Gevrey-Chambertin Clos St.Jacques

2005 Bourée Pierre Fils Gevrey-Chambertin Clos St.Jacques

By on November 30, 2008 #asides

Deeply coloured – purple at the rim. The nose starts with plenty of oak that has a hint of toast but no more – it’s very wide and covers dark-skinned fruit. It slowly evolves, but never shows the complexity and stems of the 2004. Mouth-filling, again there’s oak flavour and some well grained tannin too. The acidity starts a tiny bit forward, though only exacerbates the superb length – those flavours are a lot to do with oak and are eventually just a little bitter, but this is very impressive. Quite some concentration in the mid-palate and certainly it’s a little rustic, but it’s clearly full of wine – better than some GC’s! This will need several years for the wood to move into the background, but it’s a real quality effort that shows personality. I initially bought three, but am now going back for a couple more – clearly built for the long-haul. As a post-script, day two shows little obvious oak, still no stems and a better balance. All good signs – okay, maybe I’d have liked a little stems…

2006 Clair Bruno Gevrey-Chambertin Clos St.Jacques

By on November 30, 2008 #asides

Medium, medium-plus colour. Also rather tight but there’s a more caramel depth surrounding the tight core of glossy fruit. The structure initially seems completely separate to the fruit – then both come together perfectly. This super wine is clearly vin de garde material, so keep it in the cellar for a few years.

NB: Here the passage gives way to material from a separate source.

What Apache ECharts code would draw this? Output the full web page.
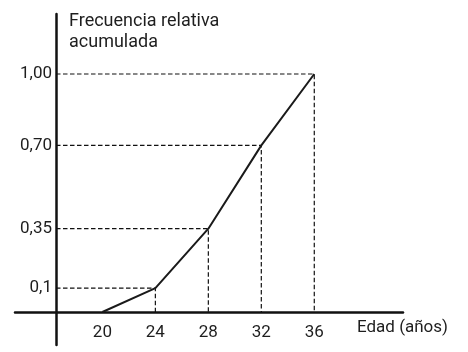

1993 Esmonin Frédéric Gevrey-Chambertin Clos St.Jacques

By on March 31, 2008 #asides

Medium colour. The nose is rather mature and quite ripe with an undertow of undergrowth and eventually chocolate. After the last 1993 this is fuller and riper with apparently lower acidity. There is a medium-plus length of finish and very understated structure. I would characterise this as a very friendly and ‘cosy’ wine – particularly for a 93 – one to curl up with. Possibly not a wine for the ages but it’s coming into a nice drinking window now.

2001 Fourrier Gevrey-Chambertin Clos St.Jacques

By on March 31, 2008 #asides

A lovely fine and elegant nose of quite some complexity – red fruits and earth. The palate is long, faintly mineral and very wide in the mid-palate and into the finish. Perhaps a little unruly – let’s say over-exuberant as it finishes but much complexity here too. An impressive and characterful wine.

1991 Rousseau Armand Gevrey-Chambertin Clos St.Jacques

By on March 31, 2008 #asides

A lovely, bright medium ruby-red colour. Undergrowth and maturing red fruits are the main aromas to start, but slowly the undergrowth fades to reveal a lovely redcurrant note. Nice texture – very smooth. I find just a tough of harshness to the acidity that’s mirrored in the finish, but this slowly improves if never completely fades. There is a nicely understated length here and I would say this is pretty much ready to go. Very nice, but far from the quality of the Chambertin and Bèze at this address in 1991, in terms of a rebuy, I would expect prices to be too high for the reward – but you never know

2005 Clair Bruno Gevrey-Chambertin Clos St.Jacques

By on October 31, 2007 #asides

A deep, round and oakily creamy nose – quite clean though. Ripe and clean with real concentration and dimension. There’s lots of tannin but it’s balanced and long – impressive.

2004 Esmonin Sylvie Gevrey-Chambertin Clos St.Jacques

By on March 31, 2007 #asides

Deeper colour than the villages – edged with purple. The nose is much tighter and less giving, but earthier. The palate is denser and smoother – executive beefcake here. Perfect acidity and a very impressive length. Just like the villages, this wine is mainly about a black fruit profile with fine dry tannin that is completely covered by the soft fruit. I was very happy until I returned to the last half glass that had overnighted in the fridge – the earth has turned to cedar on the nose, less plush in the palate and the tannins stuck out. Day 1 fantastic, day 2 not! Many wines made in a reductive style won’t survive overnight in the fridge – Fourrier is a good example – based on this I’ll give it the benefit of the doubt because it was super on day 1.

2004 Fourrier Gevrey-Chambertin Clos St.Jacques

By on March 31, 2007 #asides

Medium, medium-plus cherry-red colour. The nose starts wide and creamy – I though a little lactic too but this was transient – quickly taking on a forward cream coverd red cherry aspect and eventually coffee notes too. Understated, concentrated and tons of mid-palate dimension – many of these wines are one-dimensional in comparision. The fruit is so well done that it completely buries any necessity to discuss acidity or tannin. The creamy finish is understated but very long. Really top-class wine.

1999 Esmonin Sylvie Gevrey-Chambertin Clos St.Jacques

By on November 30, 2006 #asides

(From magnum) Medium ruby-red colour. It’s a wide and mineral nose with an almost corky element. With time the corky element takes over – I never found it on the palate though – still, a shame.